━━ Collected material ━━

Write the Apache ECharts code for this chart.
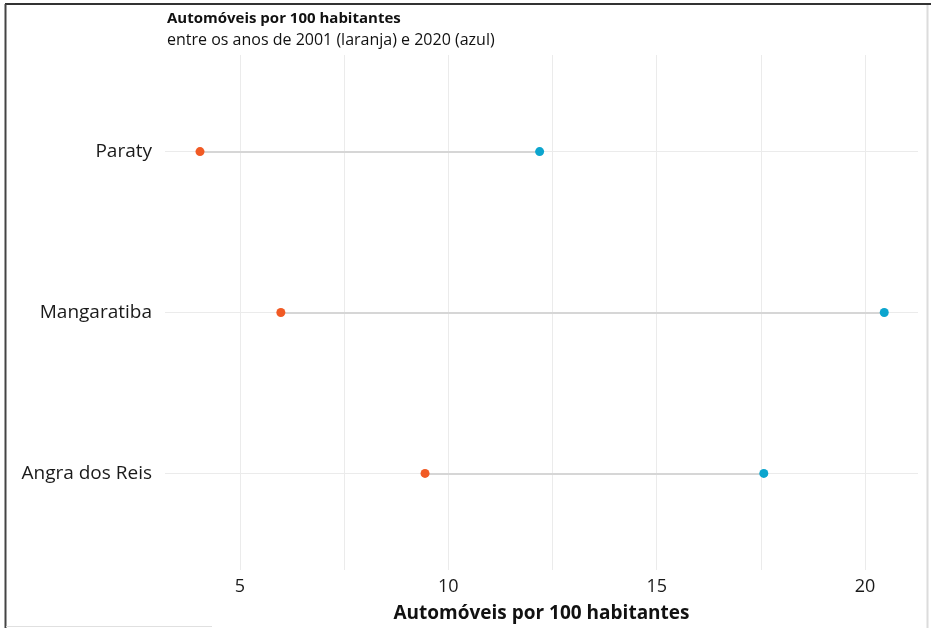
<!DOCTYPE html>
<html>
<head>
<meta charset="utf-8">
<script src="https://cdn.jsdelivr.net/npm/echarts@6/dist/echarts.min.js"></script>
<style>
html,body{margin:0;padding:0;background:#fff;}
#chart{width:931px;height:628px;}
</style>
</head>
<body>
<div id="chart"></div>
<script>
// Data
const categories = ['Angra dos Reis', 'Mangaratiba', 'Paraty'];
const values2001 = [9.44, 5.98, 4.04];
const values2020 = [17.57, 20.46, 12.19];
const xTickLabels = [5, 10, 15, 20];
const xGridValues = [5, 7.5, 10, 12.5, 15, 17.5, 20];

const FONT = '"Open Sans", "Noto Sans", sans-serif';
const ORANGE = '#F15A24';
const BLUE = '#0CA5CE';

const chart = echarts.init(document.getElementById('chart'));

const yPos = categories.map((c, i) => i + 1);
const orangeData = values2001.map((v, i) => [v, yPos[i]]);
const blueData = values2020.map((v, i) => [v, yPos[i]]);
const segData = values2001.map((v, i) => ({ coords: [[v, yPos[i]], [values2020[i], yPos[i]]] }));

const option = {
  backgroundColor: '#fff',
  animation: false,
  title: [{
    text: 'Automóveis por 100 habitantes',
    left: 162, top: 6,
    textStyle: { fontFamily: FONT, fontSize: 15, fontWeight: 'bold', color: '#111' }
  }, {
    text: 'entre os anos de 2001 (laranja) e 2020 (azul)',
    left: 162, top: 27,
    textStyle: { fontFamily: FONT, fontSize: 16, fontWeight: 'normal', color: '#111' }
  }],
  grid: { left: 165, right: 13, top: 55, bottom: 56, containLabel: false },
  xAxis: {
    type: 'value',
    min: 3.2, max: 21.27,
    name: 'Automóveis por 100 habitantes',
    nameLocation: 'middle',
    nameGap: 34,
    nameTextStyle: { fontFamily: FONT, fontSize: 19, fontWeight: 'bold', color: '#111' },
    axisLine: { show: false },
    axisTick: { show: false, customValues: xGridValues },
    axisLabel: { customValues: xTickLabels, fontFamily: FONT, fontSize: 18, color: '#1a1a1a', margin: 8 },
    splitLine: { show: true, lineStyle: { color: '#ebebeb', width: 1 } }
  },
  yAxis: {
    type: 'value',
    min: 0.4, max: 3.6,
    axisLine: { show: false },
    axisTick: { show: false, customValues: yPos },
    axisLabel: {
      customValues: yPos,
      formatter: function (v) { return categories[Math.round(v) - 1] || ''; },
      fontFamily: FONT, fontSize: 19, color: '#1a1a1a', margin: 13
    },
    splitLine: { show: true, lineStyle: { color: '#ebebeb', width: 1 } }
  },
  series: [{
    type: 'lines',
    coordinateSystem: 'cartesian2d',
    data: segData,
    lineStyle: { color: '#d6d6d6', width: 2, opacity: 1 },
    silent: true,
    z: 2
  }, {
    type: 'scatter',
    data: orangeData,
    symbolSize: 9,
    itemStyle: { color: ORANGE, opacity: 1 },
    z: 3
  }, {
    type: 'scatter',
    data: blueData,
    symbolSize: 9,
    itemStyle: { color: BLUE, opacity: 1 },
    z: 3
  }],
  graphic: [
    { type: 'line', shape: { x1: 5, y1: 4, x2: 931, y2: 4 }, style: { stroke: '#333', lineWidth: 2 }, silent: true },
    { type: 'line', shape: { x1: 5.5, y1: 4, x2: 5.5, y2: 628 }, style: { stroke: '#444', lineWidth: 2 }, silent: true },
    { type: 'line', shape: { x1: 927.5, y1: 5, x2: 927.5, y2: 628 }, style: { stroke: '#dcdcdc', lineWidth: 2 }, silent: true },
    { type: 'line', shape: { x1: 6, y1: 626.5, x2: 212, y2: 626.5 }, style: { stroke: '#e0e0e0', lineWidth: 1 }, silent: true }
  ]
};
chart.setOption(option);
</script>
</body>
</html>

━━━

Repeat, with no pictures, each line from the beginning of the data through the line containing "const segData = values2001.map((v, i)", inclusive.

Write the Apache ECharts code for this chart.
<!DOCTYPE html>
<html>
<head>
<meta charset="utf-8">
<script src="https://cdn.jsdelivr.net/npm/echarts@6/dist/echarts.min.js"></script>
<style>
html,body{margin:0;padding:0;background:#fff;}
#chart{width:931px;height:628px;}
</style>
</head>
<body>
<div id="chart"></div>
<script>
// Data
const categories = ['Angra dos Reis', 'Mangaratiba', 'Paraty'];
const values2001 = [9.44, 5.98, 4.04];
const values2020 = [17.57, 20.46, 12.19];
const xTickLabels = [5, 10, 15, 20];
const xGridValues = [5, 7.5, 10, 12.5, 15, 17.5, 20];

const FONT = '"Open Sans", "Noto Sans", sans-serif';
const ORANGE = '#F15A24';
const BLUE = '#0CA5CE';

const chart = echarts.init(document.getElementById('chart'));

const yPos = categories.map((c, i) => i + 1);
const orangeData = values2001.map((v, i) => [v, yPos[i]]);
const blueData = values2020.map((v, i) => [v, yPos[i]]);
const segData = values2001.map((v, i) => ({ coords: [[v, yPos[i]], [values2020[i], yPos[i]]] }));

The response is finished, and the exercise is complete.